On the other hand, lawyer Datuk M Reza Hassan said he echoed the sentiments of Hamid Sultan, emphasising that procedural irregularities, in this case, are a matter of public interest.

He said according to Hamid Sultan’s opinion, the absence of the attorney general (AG) and the federal government is considered a procedural irregularity as it is incurable under the law.

“I think it is right because the entire proceedings concern public interest and because it concerns public interest, then the AG must be a party to the proceedings so from that point alone is a non-starter.

“Because they are not a party to the proceedings, does it mean the absence of AG and the federal government equate to procedure regularity in the state of this particular case?” he said.
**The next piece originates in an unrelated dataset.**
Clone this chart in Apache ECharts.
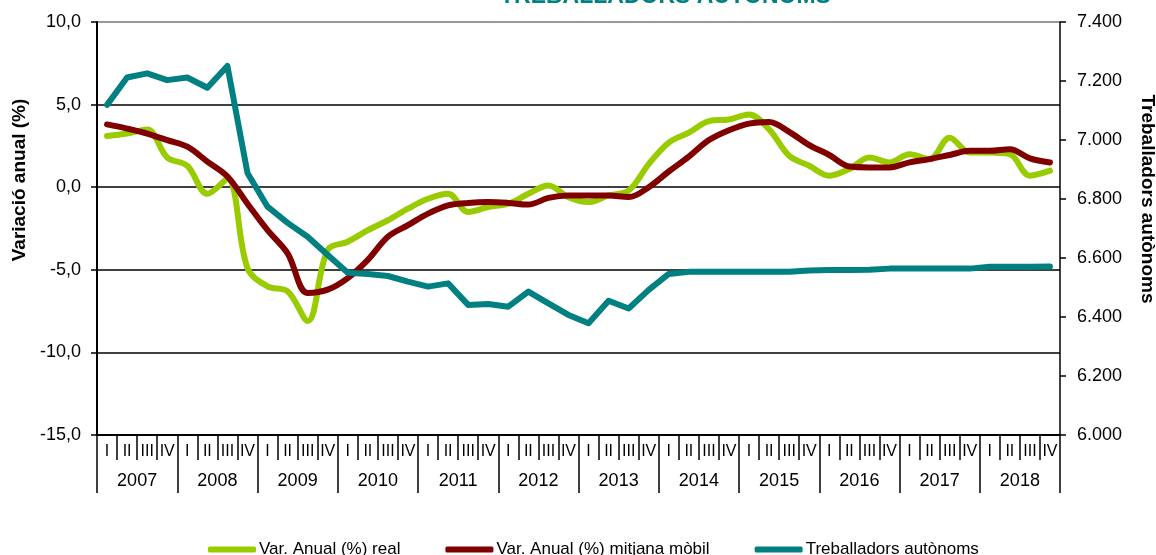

However, Reza also acknowledged the differing opinions, mentioning that some argue even if the AG is absent in proceedings involving high public interest cases, the court could use its discretion to deem it a minor procedural irregularity, allowing the case to proceed.

He further emphasised the significance of adhering to established court rules governing legal procedures.

“For instance, the mode of proceedings, and let’s say certain causes of action have already been determined by the rules, like using a writ of summons.

“If a mistake occurs, such as a lawyer filing an originating summons instead, it doesn’t render the entire proceedings null and void, it is considered an irregularity,” said.

He explained that despite initial errors, the court, through its discretionary powers, can rectify and accept the fact that proceedings were mistakenly instituted.

This, he said, showcases the legal process’s adaptability to correct irregularities while upholding principles of justice.

Yesterday, Hamid Sultan was reported by Free Malaysia Today (FMT) saying that the proceedings initiated by Nik Elin and her daughter to challenge specific provisions in the Kelantan Shariah Criminal Enactment were irregular and could be set aside.

He said the application was a “non-starter” without the participation of the federal government and the AG.

He also called on the AG to intervene, pointing out the procedural miscarriage of justice in a case of public interest.

Additionally, he criticised the majority for not refusing to hear the motion due to the absence of necessary parties and questioned the “silence” of the seven judges in the majority who did not offer separate judgments.

Nik Elin and her daughter challenged the constitutionality and validity of 18 provisions under the Kelantan Shariah Criminal Code (l) Enactment 2019, claiming that the Kelantan State Legislature does not have the power to enact laws on these offences because there are federal laws covering the same.

The Federal Court decided in their favour on Friday and declared that 16 out of 18 provisions of Kelantan’s Shariah Criminal Code (I) Enactment 2019 were invalid, as the Kelantan state legislative assembly had overstepped its powers or had no powers to make such laws.